As we mused on my concerns and suggestions of how our parental responsibility may, eventually, require us to make some changes to our life, B  and I became increasingly uncomfortable with our growing knowledge that the suburban lifestyle we were happily living was, however charmed, inherently unsustainable. We grew increasingly concerned that the education our children (Emma  just 5 and  Max, 20 months), were receiving, whilst academically strong, was practically still very narrow and that it might in reality not provide them with the life skills their own futures may depend upon.

B  is from a farming background but now is a soft handed finance man and I, originally from Norfolk, I had also lost my rural roots and lived my adulthood firmly in the London footprint. So in a generation it looked like some laws of the land and increasingly relevant and valuable ‘how to’s’ might be lost.

Working with some of the leading climate change voices in the commercial, Govt and NGO sector, I asked them: ‘if you were me, what would you do to prepare your children for an adulthood in a post oil, over-populated world, with its evidently and increasingly precarious food supply chain?’.A few even replied that, knowing what they do, they would not have children at all now! However, in acknowledging that for us that was not of much help, they suggested that a more rounded and life-skills based education might be the best legacy we could offer them in equipping them for a doubtless changed world ahead.

Ignorance may be bliss and in this case I can confirm that a certain degree of knowledge is perhaps far from liberating; for James and I it has compelled us to take stock of the ‘always on’ and 24/7 ‘Ocado delivers all’ consumer culture that our children were inevitably starting to see as the norm. In a comfortably off middle class family in a Surrey suburb, our children were experiencing a reality, a normality, that in our heart of hearts we believed it would be impossible for the world to sustain into their adulthood…. and thus our change of life and necessary move plans began…. But where to?

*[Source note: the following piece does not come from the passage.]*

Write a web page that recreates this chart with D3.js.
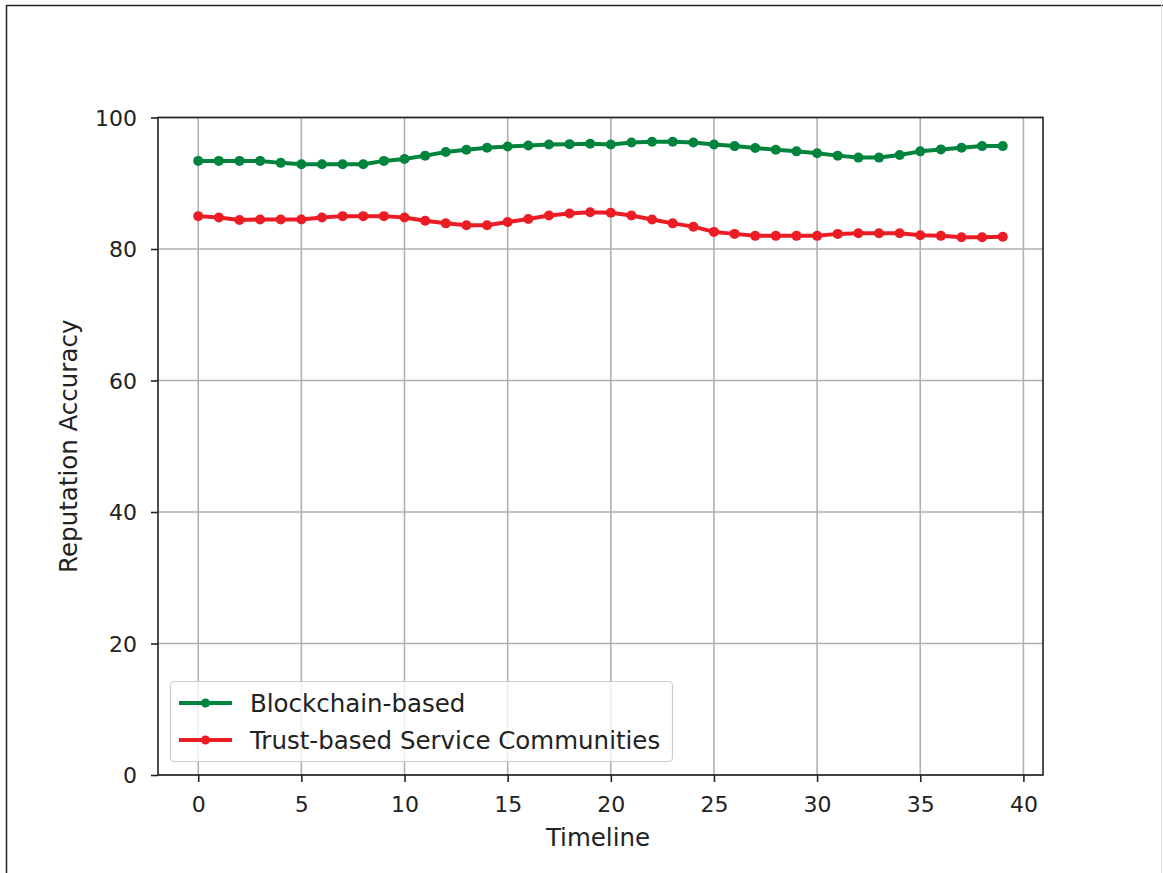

We needed some land – I wanted to learn more about Permaculture, grow food without oil and work towards some small level of subsistence food for ourselves. I don’t really like animals…but we were going to need room for some. We needed to look for high land that was not exposed to great flood risk, we needed affordable land, thereby eliminating home counties and all of this needed to be in sensible proximity to both friends and family as well as being fairly cosmopolitan to smooth our transition from town to country…Oh and I needed a Waitrose nearby for as long as that food supply chain held good! This early wish list eliminated many places and led us to Monmouth, Wales, where we head today…the question now is, how fast can one ordinary family come down from an oil high?